Marking notes. 1 mark for correctly selecting conservation of mechanical energy and justifying (no friction on hill); 1 mark for v = √(2gh) with correct substitution; 1 mark for 15.3 m/s.
Section 2 · Data response · 3 marks · Band 4–5
Sample response. At constant cruise speed, net force = 0. P = Fresistance × vcruise. vcruise = P/F = 240/60 = 4 m/s. The cruise speed (4 m/s) is much lower than the hill-bottom speed (15.3 m/s) because the 240 W the cyclist can produce is only enough to overcome the 60 N resistance at 4 m/s. To maintain 15.3 m/s the cyclist would need P = 60 × 15.3 = 918 W — nearly four times their output. So the cyclist decelerates after the hill bottom until reaching the speed at which their power output exactly balances the resistive force.
Marking notes. 1 mark for v = P/F = 240/60 = 4 m/s; 1 mark for explaining the energy/power argument (240 W insufficient to maintain 15.3 m/s; 918 W would be needed); 1 mark for explicit conclusion (decelerates until power output balances resistance).
Section 2 · Data response · 1 mark · Band 4–5
Sample response. t = s/v = 600/4 = 150 s.
Marking notes. 1 mark for 150 s (accept carry-forward from (b)).
Section 3 · Extended response · 9 marks · Band 5–6
Sample response.
Formula choice and justification: Friction (μk = 0.2) is present. Friction is a non-conservative force that converts mechanical energy to thermal energy, so Emech is not conserved. Conservation of mechanical energy must not be used. The correct approach is Wnet = ΔKE, summing work done by all forces (gravity and friction). [1 mark — must state why, not just which]

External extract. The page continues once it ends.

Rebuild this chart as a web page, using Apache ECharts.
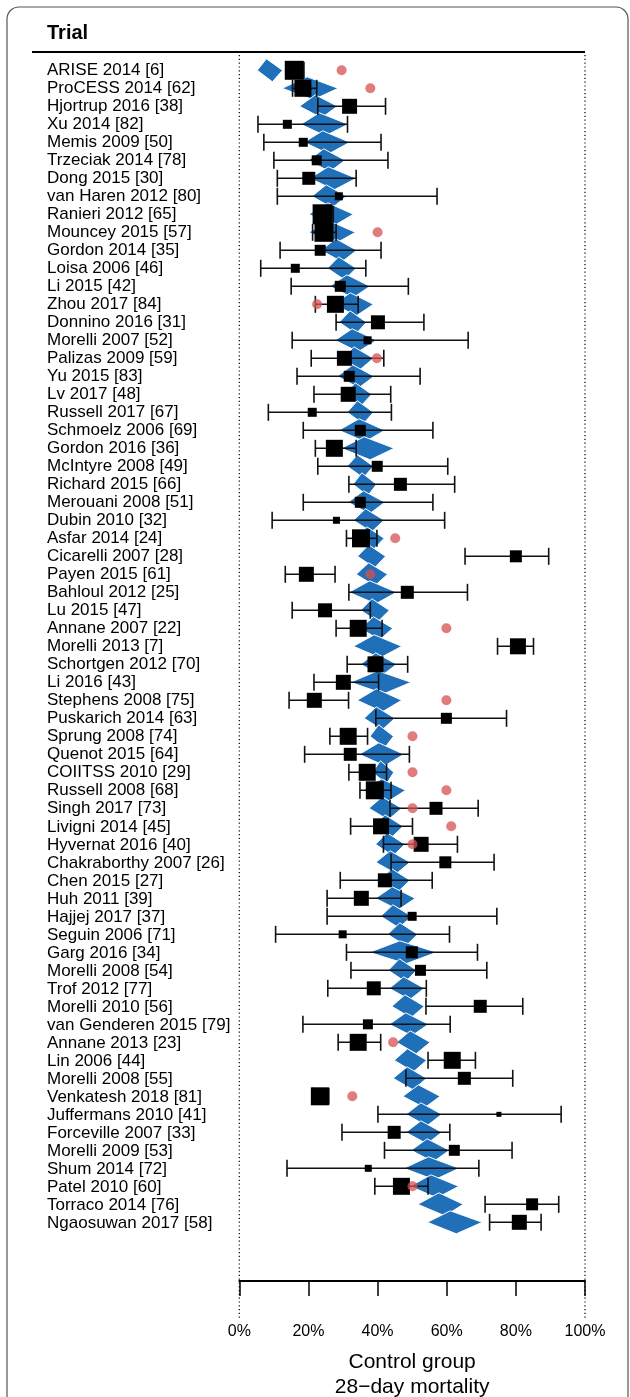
<!DOCTYPE html>
<html>
<head>
<meta charset="utf-8">
<title>Control group 28-day mortality</title>
<script src="https://cdn.jsdelivr.net/npm/echarts@6/dist/echarts.min.js"></script>
<style>
  html, body { margin: 0; padding: 0; background: #fff; }
  #main { width: 630px; height: 1397px; }
</style>
</head>
<body>
<div id="main"></div>
<script>
var trials = [
  'ARISE 2014 [6]', 'ProCESS 2014 [62]', 'Hjortrup 2016 [38]', 'Xu 2014 [82]', 'Memis 2009 [50]',
  'Trzeciak 2014 [78]', 'Dong 2015 [30]', 'van Haren 2012 [80]', 'Ranieri 2012 [65]', 'Mouncey 2015 [57]',
  'Gordon 2014 [35]', 'Loisa 2006 [46]', 'Li 2015 [42]', 'Zhou 2017 [84]', 'Donnino 2016 [31]',
  'Morelli 2007 [52]', 'Palizas 2009 [59]', 'Yu 2015 [83]', 'Lv 2017 [48]', 'Russell 2017 [67]',
  'Schmoelz 2006 [69]', 'Gordon 2016 [36]', 'McIntyre 2008 [49]', 'Richard 2015 [66]', 'Merouani 2008 [51]',
  'Dubin 2010 [32]', 'Asfar 2014 [24]', 'Cicarelli 2007 [28]', 'Payen 2015 [61]', 'Bahloul 2012 [25]',
  'Lu 2015 [47]', 'Annane 2007 [22]', 'Morelli 2013 [7]', 'Schortgen 2012 [70]', 'Li 2016 [43]',
  'Stephens 2008 [75]', 'Puskarich 2014 [63]', 'Sprung 2008 [74]', 'Quenot 2015 [64]', 'COIITSS 2010 [29]',
  'Russell 2008 [68]', 'Singh 2017 [73]', 'Livigni 2014 [45]', 'Hyvernat 2016 [40]', 'Chakraborthy 2007 [26]',
  'Chen 2015 [27]', 'Huh 2011 [39]', 'Hajjej 2017 [37]', 'Seguin 2006 [71]', 'Garg 2016 [34]',
  'Morelli 2008 [54]', 'Trof 2012 [77]', 'Morelli 2010 [56]', 'van Genderen 2015 [79]', 'Annane 2013 [23]',
  'Lin 2006 [44]', 'Morelli 2008 [55]', 'Venkatesh 2018 [81]', 'Juffermans 2010 [41]', 'Forceville 2007 [33]',
  'Morelli 2009 [53]', 'Shum 2014 [72]', 'Patel 2010 [60]', 'Torraco 2014 [76]', 'Ngaosuwan 2017 [58]'
];

// observed control group mortality (%) with 95% CI, and study weight (square size)
var obsMort = [15.9, 18.4, 31.9, 13.9, 18.5, 22.4, 20.1, 28.8, 24.1, 24.5,
  23.4, 16.2, 29.2, 27.8, 40.1, 37.1, 30.4, 31.8, 31.5, 21.1,
  35.0, 27.5, 39.9, 46.6, 35.0, 28.1, 35.2, 80.0, 19.4, 48.6,
  24.8, 34.4, 80.6, 39.4, 30.1, 21.7, 59.9, 31.5, 32.1, 37.0,
  39.2, 56.9, 41.0, 52.6, 59.6, 42.1, 35.3, 50.0, 29.9, 49.9,
  52.4, 38.9, 69.7, 37.2, 34.4, 61.6, 65.1, 23.3, 75.1, 44.8,
  62.2, 37.3, 46.9, 84.7, 81.0];
var obsLow = [14.0, 15.4, 22.7, 5.4, 7.1, 10.0, 11.0, 11.0, 21.6, 21.2,
  11.8, 6.2, 15.0, 22.0, 28.0, 15.3, 20.8, 16.7, 21.6, 8.4,
  18.5, 22.0, 22.7, 31.7, 18.5, 9.5, 31.0, 65.3, 13.3, 31.7,
  15.3, 28.0, 74.7, 31.2, 21.6, 14.4, 39.5, 26.2, 18.9, 31.7,
  34.9, 43.6, 32.2, 41.7, 43.9, 29.2, 25.4, 25.4, 10.5, 31.0,
  32.3, 25.6, 54.0, 18.4, 28.6, 54.6, 48.2, 21.3, 40.1, 29.7,
  42.0, 13.8, 39.2, 71.1, 72.4];
var obsHigh = [18.7, 22.4, 42.3, 31.3, 41.0, 43.0, 33.8, 57.2, 27.2, 28.0,
  41.0, 36.6, 48.9, 34.4, 53.4, 66.2, 41.8, 52.3, 43.8, 44.0,
  56.0, 33.8, 60.3, 62.3, 56.0, 59.4, 39.8, 89.5, 27.7, 66.0,
  37.9, 41.3, 85.1, 48.7, 40.3, 31.6, 77.3, 37.1, 49.2, 42.6,
  43.9, 69.1, 50.1, 63.1, 73.7, 55.8, 46.8, 74.5, 60.8, 68.9,
  71.6, 54.1, 82.0, 61.0, 40.9, 68.3, 79.1, 25.9, 93.1, 60.9,
  78.9, 69.3, 54.6, 92.4, 87.3];
var weights = [19, 17, 15, 9, 9, 10, 13, 8, 20, 19,
  11, 9, 11, 17, 14, 8, 15, 11, 15, 9,
  11, 17, 11, 13, 11, 7, 18, 12, 15, 13,
  14, 17, 16, 16, 15, 15, 11, 17, 13, 17,
  18, 13, 16, 15, 12, 14, 15, 9, 8, 12,
  11, 14, 13, 10, 17, 17, 13, 18, 5, 13,
  11, 7, 17, 12, 15];

// predicted mortality (blue diamonds)
var predMort = [8.7, 20.5, 22.9, 24.0, 25.0, 25.3, 26.6, 26.0, 26.5, 26.8,
  28.8, 29.6, 32.0, 33.0, 32.9, 33.5, 34.0, 33.7, 34.4, 35.0,
  35.5, 37.0, 35.0, 36.3, 36.8, 37.4, 37.8, 38.3, 38.3, 38.6,
  39.2, 39.7, 39.9, 40.3, 40.9, 40.5, 40.5, 41.2, 41.2, 41.7,
  42.0, 42.2, 43.0, 43.6, 44.5, 45.0, 45.1, 45.3, 47.3, 47.3,
  47.2, 48.4, 48.8, 49.0, 50.3, 49.5, 49.4, 52.7, 53.4, 53.4,
  55.2, 55.6, 56.3, 58.6, 61.9];
var predLow = [5.2, 12.4, 17.4, 17.8, 18.7, 20.0, 20.4, 21.0, 20.1, 20.1,
  23.6, 25.5, 26.2, 27.2, 28.9, 27.7, 30.1, 28.4, 30.6, 31.2,
  28.8, 29.5, 31.2, 32.9, 31.5, 33.0, 33.5, 34.2, 33.8, 31.7,
  35.1, 35.0, 33.0, 35.1, 32.2, 34.1, 36.1, 37.8, 34.7, 38.5,
  36.0, 37.5, 38.8, 39.4, 39.5, 40.5, 39.4, 40.9, 42.9, 37.6,
  43.1, 43.4, 44.1, 43.4, 45.5, 44.8, 44.5, 47.3, 48.2, 48.2,
  49.7, 47.6, 49.4, 51.6, 54.4];
var predHigh = [12.5, 28.6, 28.4, 31.5, 32.0, 30.6, 33.8, 31.0, 33.0, 33.6,
  34.0, 33.8, 37.8, 38.8, 36.8, 39.7, 38.8, 39.0, 38.3, 38.8,
  42.1, 44.8, 38.8, 39.7, 42.1, 41.9, 41.9, 42.3, 42.9, 45.5,
  43.4, 44.4, 47.0, 45.5, 49.7, 47.0, 45.0, 44.6, 47.6, 44.7,
  48.1, 47.0, 47.4, 47.9, 49.4, 49.4, 50.9, 49.9, 51.6, 57.1,
  51.3, 53.5, 53.5, 54.7, 55.2, 54.2, 54.2, 58.1, 58.6, 58.6,
  60.8, 63.6, 63.5, 64.8, 70.3];

// reported reference mortality (red dots), null where not shown
var refMort = [29.6, 37.9, null, null, null, null, null, null, null, 40.0,
  null, null, null, 22.5, null, null, 39.8, null, null, null,
  null, null, null, null, null, null, 45.1, null, 37.9, null,
  null, 59.9, null, null, null, 59.9, null, 50.1, null, 50.1,
  59.9, 50.1, 61.3, 50.1, null, null, null, null, null, null,
  null, null, null, null, 44.5, null, null, 32.7, null, null,
  null, null, 50.1, null, null];

var xTicks = [0, 20, 40, 60, 80, 100];

var yMin = -0.85, yMax = 67.26, yDotEnd = 69.4;

var diamondData = trials.map(function (t, i) { return [i, predMort[i], predLow[i], predHigh[i]]; });
var ciData = trials.map(function (t, i) { return [i, obsMort[i], obsLow[i], obsHigh[i]]; });
var squareData = trials.map(function (t, i) { return [obsMort[i], i, weights[i]]; });
var dotData = [];
refMort.forEach(function (v, i) { if (v != null) dotData.push([v, i]); });
var labelData = trials.map(function (t, i) { return [0, i, t]; });

var myChart = echarts.init(document.getElementById('main'));

var option = {
  backgroundColor: '#fff',
  animation: false,
  textStyle: { fontFamily: 'Liberation Sans, Arial, sans-serif' },
  grid: { left: 239.3, right: 45, top: 55, bottom: 116, outerBoundsMode: 'none', containLabel: false },
  xAxis: {
    type: 'value',
    position: 'bottom',
    min: xTicks[0],
    max: xTicks[xTicks.length - 1],
    interval: xTicks[1] - xTicks[0],
    axisLine: { onZero: false, lineStyle: { color: '#000', width: 2 } },
    axisTick: { length: 15, lineStyle: { color: '#000', width: 1.5 } },
    splitLine: { show: false },
    axisLabel: { formatter: '{value}%', fontSize: 16, color: '#000', margin: 43 },
    name: 'Control group\n28\u2212day mortality',
    nameLocation: 'middle',
    nameGap: 69,
    nameTextStyle: { fontSize: 21, color: '#000', lineHeight: 25 }
  },
  yAxis: { type: 'value', inverse: true, min: yMin, max: yMax, show: false },
  graphic: [
    { type: 'rect', shape: { x: 7, y: 7, width: 621, height: 1420, r: 12 },
      style: { fill: 'none', stroke: '#555', lineWidth: 1.2 } },
    { type: 'text', x: 47, y: 33, style: { text: 'Trial', fontSize: 20, fontWeight: 'bold',
      fill: '#000', verticalAlign: 'middle', fontFamily: 'Liberation Sans, Arial, sans-serif' } },
    { type: 'line', shape: { x1: 32, y1: 52, x2: 585, y2: 52 }, style: { stroke: '#000', lineWidth: 2 } }
  ],
  series: [
    {
      // dotted reference lines at the axis ends
      type: 'custom',
      z: 1,
      data: [[xTicks[0]], [xTicks[xTicks.length - 1]]],
      encode: { x: 0 },
      renderItem: function (params, api) {
        var a = api.coord([api.value(0), yMin]);
        var b = api.coord([api.value(0), yDotEnd]);
        return { type: 'line', shape: { x1: a[0], y1: a[1], x2: b[0], y2: b[1] },
          style: { stroke: '#000', lineWidth: 1.2, lineDash: [1.2, 2.6] } };
      }
    },
    {
      type: 'custom',
      z: 2,
      data: diamondData,
      encode: { x: [1, 2, 3], y: 0 },
      renderItem: function (params, api) {
        var i = api.value(0);
        var c = api.coord([api.value(1), i]);
        var l = api.coord([api.value(2), i]);
        var r = api.coord([api.value(3), i]);
        var h = 11.5, sk = 3;
        return {
          type: 'polygon',
          shape: { points: [[l[0], c[1]], [c[0] - sk, c[1] - h], [r[0], c[1]], [c[0] + sk, c[1] + h]] },
          style: { fill: '#1f70b8', stroke: '#fff', lineWidth: 1 }
        };
      }
    },
    {
      type: 'custom',
      z: 3,
      data: ciData,
      encode: { x: [1, 2, 3], y: 0 },
      renderItem: function (params, api) {
        var i = api.value(0);
        var l = api.coord([api.value(2), i]);
        var r = api.coord([api.value(3), i]);
        var ch = 8.5;
        var st = { stroke: '#111', lineWidth: 1.6 };
        return {
          type: 'group',
          children: [
            { type: 'line', shape: { x1: l[0], y1: l[1], x2: r[0], y2: r[1] }, style: st },
            { type: 'line', shape: { x1: l[0], y1: l[1] - ch, x2: l[0], y2: l[1] + ch }, style: st },
            { type: 'line', shape: { x1: r[0], y1: r[1] - ch, x2: r[0], y2: r[1] + ch }, style: st }
          ]
        };
      }
    },
    {
      type: 'scatter',
      z: 4,
      symbol: 'rect',
      symbolSize: function (v) { return v[2]; },
      itemStyle: { color: '#000', opacity: 1 },
      data: squareData
    },
    {
      type: 'scatter',
      z: 5,
      symbol: 'circle',
      symbolSize: 10,
      itemStyle: { color: 'rgba(214,80,80,0.75)', opacity: 1 },
      data: dotData
    },
    {
      // trial names
      type: 'custom',
      z: 6,
      data: labelData,
      encode: { y: 1 },
      renderItem: function (params, api) {
        var p = api.coord([0, api.value(1)]);
        return {
          type: 'text',
          x: 47,
          y: p[1] + 0.5,
          style: { text: trials[params.dataIndex], fontSize: 17, fill: '#000',
            verticalAlign: 'middle', align: 'left', fontFamily: 'Liberation Sans, Arial, sans-serif' }
        };
      }
    }
  ]
};

myChart.setOption(option);
</script>
</body>
</html>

Slope geometry: sinθ = 18/60 = 0.300; cosθ = √(1 − 0.09) = 0.954. [1 mark]
Normal force: FN = mg cosθ = 800 × 9.8 × 0.954 = 7479 N. [1 mark]
Friction force and work: fk = μk × FN = 0.2 × 7479 = 1496 N. Wfriction = −fk × s = −1496 × 60 = −89 760 J. (Negative because friction opposes motion.) [1 mark]
Work done by gravity: Wgravity = mgh = 800 × 9.8 × 18 = 141 120 J. [1 mark]
Apply Wnet = ΔKE: Wnet = 141 120 + (−89 760) = 51 360 J. Starting from rest: ½mv² = 51 360. v = √(2 × 51 360/800) = √128.4 = 11.3 m/s. (Compare: if frictionless, v = √(2gh) = √352.8 = 18.8 m/s — friction reduces speed significantly.) [1 mark]
Percentage PE lost to friction: % = |Wfriction| / Wgravity × 100 = 89 760/141 120 × 100 = 63.6%. [1 mark]
Energy efficiency comment: Only 36.4% of the initial gravitational PE was converted to kinetic energy; 63.6% was dissipated as heat by friction. This is very inefficient for an engineered system. In practice, reducing μk (better lubrication, smoother surfaces) or reducing the slope angle (longer, shallower path) would improve efficiency by decreasing the normal force and thus friction work. [1 mark]
Energy transformation summary: Gravitational PE → KE (useful) + thermal energy (friction loss). Total Emech decreases by 89 760 J, all of which becomes thermal energy in the surfaces. [1 mark — for coherent energy transformation narrative]
Marking criteria (9 marks): 1 = formula choice justified (Wnet = ΔKE because friction non-conservative); 1 = sinθ = 0.3, cosθ = 0.954; 1 = FN = 7479 N; 1 = Wfriction = −89 760 J (sign required); 1 = Wgravity = 141 120 J; 1 = v = 11.3 m/s; 1 = % lost = 63.6%; 1 = evaluative comment on efficiency with physics reasoning; 1 = coherent energy transformation narrative (gravitational PE → KE + thermal).